» **Data extract**
↓

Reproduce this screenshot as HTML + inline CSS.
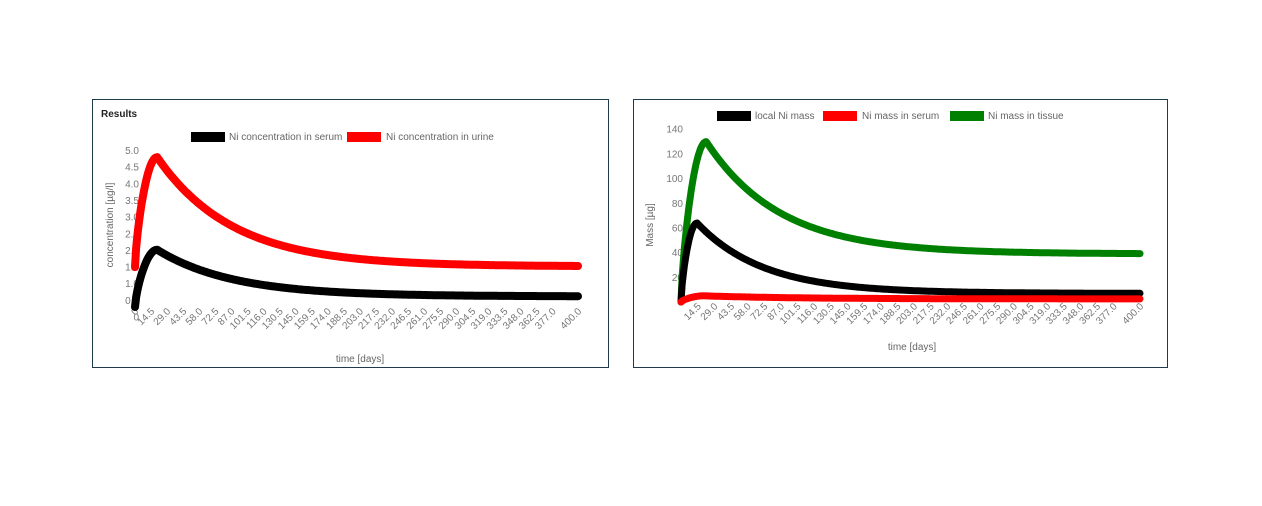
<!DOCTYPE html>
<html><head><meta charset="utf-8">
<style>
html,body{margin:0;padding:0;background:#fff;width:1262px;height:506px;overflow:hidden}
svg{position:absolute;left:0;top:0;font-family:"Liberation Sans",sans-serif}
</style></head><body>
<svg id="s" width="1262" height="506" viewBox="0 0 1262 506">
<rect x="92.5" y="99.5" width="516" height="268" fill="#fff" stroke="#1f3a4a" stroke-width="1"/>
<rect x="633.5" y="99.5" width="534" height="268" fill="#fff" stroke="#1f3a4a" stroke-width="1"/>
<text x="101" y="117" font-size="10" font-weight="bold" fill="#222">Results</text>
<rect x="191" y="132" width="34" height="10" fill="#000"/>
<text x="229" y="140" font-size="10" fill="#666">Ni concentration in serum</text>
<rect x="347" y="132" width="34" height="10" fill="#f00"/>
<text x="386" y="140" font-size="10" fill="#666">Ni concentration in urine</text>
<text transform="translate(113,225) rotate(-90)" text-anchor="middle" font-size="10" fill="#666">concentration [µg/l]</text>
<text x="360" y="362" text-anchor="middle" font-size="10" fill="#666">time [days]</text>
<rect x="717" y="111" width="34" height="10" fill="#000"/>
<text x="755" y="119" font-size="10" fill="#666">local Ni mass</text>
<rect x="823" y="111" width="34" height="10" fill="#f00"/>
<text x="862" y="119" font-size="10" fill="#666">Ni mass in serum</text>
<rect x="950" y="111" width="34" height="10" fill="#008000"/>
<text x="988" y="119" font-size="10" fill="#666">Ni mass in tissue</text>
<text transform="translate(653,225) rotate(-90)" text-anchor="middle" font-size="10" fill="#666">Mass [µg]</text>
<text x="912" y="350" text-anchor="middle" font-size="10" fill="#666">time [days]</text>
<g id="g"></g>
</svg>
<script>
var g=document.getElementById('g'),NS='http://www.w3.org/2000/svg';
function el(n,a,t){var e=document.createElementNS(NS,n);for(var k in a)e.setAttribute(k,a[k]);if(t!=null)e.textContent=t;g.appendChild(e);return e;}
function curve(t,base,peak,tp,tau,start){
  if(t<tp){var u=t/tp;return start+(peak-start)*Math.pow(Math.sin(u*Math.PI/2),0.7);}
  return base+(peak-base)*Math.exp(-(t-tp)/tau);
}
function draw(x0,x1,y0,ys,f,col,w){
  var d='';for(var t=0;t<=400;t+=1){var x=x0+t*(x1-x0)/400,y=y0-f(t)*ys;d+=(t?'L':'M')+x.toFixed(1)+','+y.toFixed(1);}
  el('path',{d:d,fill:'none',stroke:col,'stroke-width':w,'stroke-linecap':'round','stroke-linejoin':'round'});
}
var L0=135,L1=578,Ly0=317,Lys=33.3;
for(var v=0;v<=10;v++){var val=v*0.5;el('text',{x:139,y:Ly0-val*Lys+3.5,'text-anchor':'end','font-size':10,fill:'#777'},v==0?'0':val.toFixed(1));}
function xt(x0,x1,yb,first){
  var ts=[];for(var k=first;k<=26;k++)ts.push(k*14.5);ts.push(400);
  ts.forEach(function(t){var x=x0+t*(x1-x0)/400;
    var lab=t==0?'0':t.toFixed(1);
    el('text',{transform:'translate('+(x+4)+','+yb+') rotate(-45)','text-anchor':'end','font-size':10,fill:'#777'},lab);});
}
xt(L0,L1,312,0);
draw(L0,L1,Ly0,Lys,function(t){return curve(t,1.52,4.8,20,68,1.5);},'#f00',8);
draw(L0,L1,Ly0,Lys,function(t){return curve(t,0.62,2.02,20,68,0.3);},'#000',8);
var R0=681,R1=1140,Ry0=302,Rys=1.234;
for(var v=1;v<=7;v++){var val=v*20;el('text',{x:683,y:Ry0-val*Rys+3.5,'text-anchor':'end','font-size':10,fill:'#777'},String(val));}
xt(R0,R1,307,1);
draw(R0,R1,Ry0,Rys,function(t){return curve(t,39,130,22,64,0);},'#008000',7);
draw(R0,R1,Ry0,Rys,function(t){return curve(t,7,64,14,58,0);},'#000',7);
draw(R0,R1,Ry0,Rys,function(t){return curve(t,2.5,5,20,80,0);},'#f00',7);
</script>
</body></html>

↑

» **What you need to do**
Skip every picture and transcribe the data above exactly.

» **Exercise answer**
Reproduce this screenshot as HTML + inline CSS.
<!DOCTYPE html>
<html><head><meta charset="utf-8">
<style>
html,body{margin:0;padding:0;background:#fff;width:1262px;height:506px;overflow:hidden}
svg{position:absolute;left:0;top:0;font-family:"Liberation Sans",sans-serif}
</style></head><body>
<svg id="s" width="1262" height="506" viewBox="0 0 1262 506">
<rect x="92.5" y="99.5" width="516" height="268" fill="#fff" stroke="#1f3a4a" stroke-width="1"/>
<rect x="633.5" y="99.5" width="534" height="268" fill="#fff" stroke="#1f3a4a" stroke-width="1"/>
<text x="101" y="117" font-size="10" font-weight="bold" fill="#222">Results</text>
<rect x="191" y="132" width="34" height="10" fill="#000"/>
<text x="229" y="140" font-size="10" fill="#666">Ni concentration in serum</text>
<rect x="347" y="132" width="34" height="10" fill="#f00"/>
<text x="386" y="140" font-size="10" fill="#666">Ni concentration in urine</text>
<text transform="translate(113,225) rotate(-90)" text-anchor="middle" font-size="10" fill="#666">concentration [µg/l]</text>
<text x="360" y="362" text-anchor="middle" font-size="10" fill="#666">time [days]</text>
<rect x="717" y="111" width="34" height="10" fill="#000"/>
<text x="755" y="119" font-size="10" fill="#666">local Ni mass</text>
<rect x="823" y="111" width="34" height="10" fill="#f00"/>
<text x="862" y="119" font-size="10" fill="#666">Ni mass in serum</text>
<rect x="950" y="111" width="34" height="10" fill="#008000"/>
<text x="988" y="119" font-size="10" fill="#666">Ni mass in tissue</text>
<text transform="translate(653,225) rotate(-90)" text-anchor="middle" font-size="10" fill="#666">Mass [µg]</text>
<text x="912" y="350" text-anchor="middle" font-size="10" fill="#666">time [days]</text>
<g id="g"></g>
</svg>
<script>
var g=document.getElementById('g'),NS='http://www.w3.org/2000/svg';
function el(n,a,t){var e=document.createElementNS(NS,n);for(var k in a)e.setAttribute(k,a[k]);if(t!=null)e.textContent=t;g.appendChild(e);return e;}
function curve(t,base,peak,tp,tau,start){
  if(t<tp){var u=t/tp;return start+(peak-start)*Math.pow(Math.sin(u*Math.PI/2),0.7);}
  return base+(peak-base)*Math.exp(-(t-tp)/tau);
}
function draw(x0,x1,y0,ys,f,col,w){
  var d='';for(var t=0;t<=400;t+=1){var x=x0+t*(x1-x0)/400,y=y0-f(t)*ys;d+=(t?'L':'M')+x.toFixed(1)+','+y.toFixed(1);}
  el('path',{d:d,fill:'none',stroke:col,'stroke-width':w,'stroke-linecap':'round','stroke-linejoin':'round'});
}
var L0=135,L1=578,Ly0=317,Lys=33.3;
for(var v=0;v<=10;v++){var val=v*0.5;el('text',{x:139,y:Ly0-val*Lys+3.5,'text-anchor':'end','font-size':10,fill:'#777'},v==0?'0':val.toFixed(1));}
function xt(x0,x1,yb,first){
  var ts=[];for(var k=first;k<=26;k++)ts.push(k*14.5);ts.push(400);
  ts.forEach(function(t){var x=x0+t*(x1-x0)/400;
    var lab=t==0?'0':t.toFixed(1);
    el('text',{transform:'translate('+(x+4)+','+yb+') rotate(-45)','text-anchor':'end','font-size':10,fill:'#777'},lab);});
}
xt(L0,L1,312,0);
draw(L0,L1,Ly0,Lys,function(t){return curve(t,1.52,4.8,20,68,1.5);},'#f00',8);
draw(L0,L1,Ly0,Lys,function(t){return curve(t,0.62,2.02,20,68,0.3);},'#000',8);
var R0=681,R1=1140,Ry0=302,Rys=1.234;
for(var v=1;v<=7;v++){var val=v*20;el('text',{x:683,y:Ry0-val*Rys+3.5,'text-anchor':'end','font-size':10,fill:'#777'},String(val));}
xt(R0,R1,307,1);
draw(R0,R1,Ry0,Rys,function(t){return curve(t,39,130,22,64,0);},'#008000',7);
draw(R0,R1,Ry0,Rys,function(t){return curve(t,7,64,14,58,0);},'#000',7);
draw(R0,R1,Ry0,Rys,function(t){return curve(t,2.5,5,20,80,0);},'#f00',7);
</script>
</body></html>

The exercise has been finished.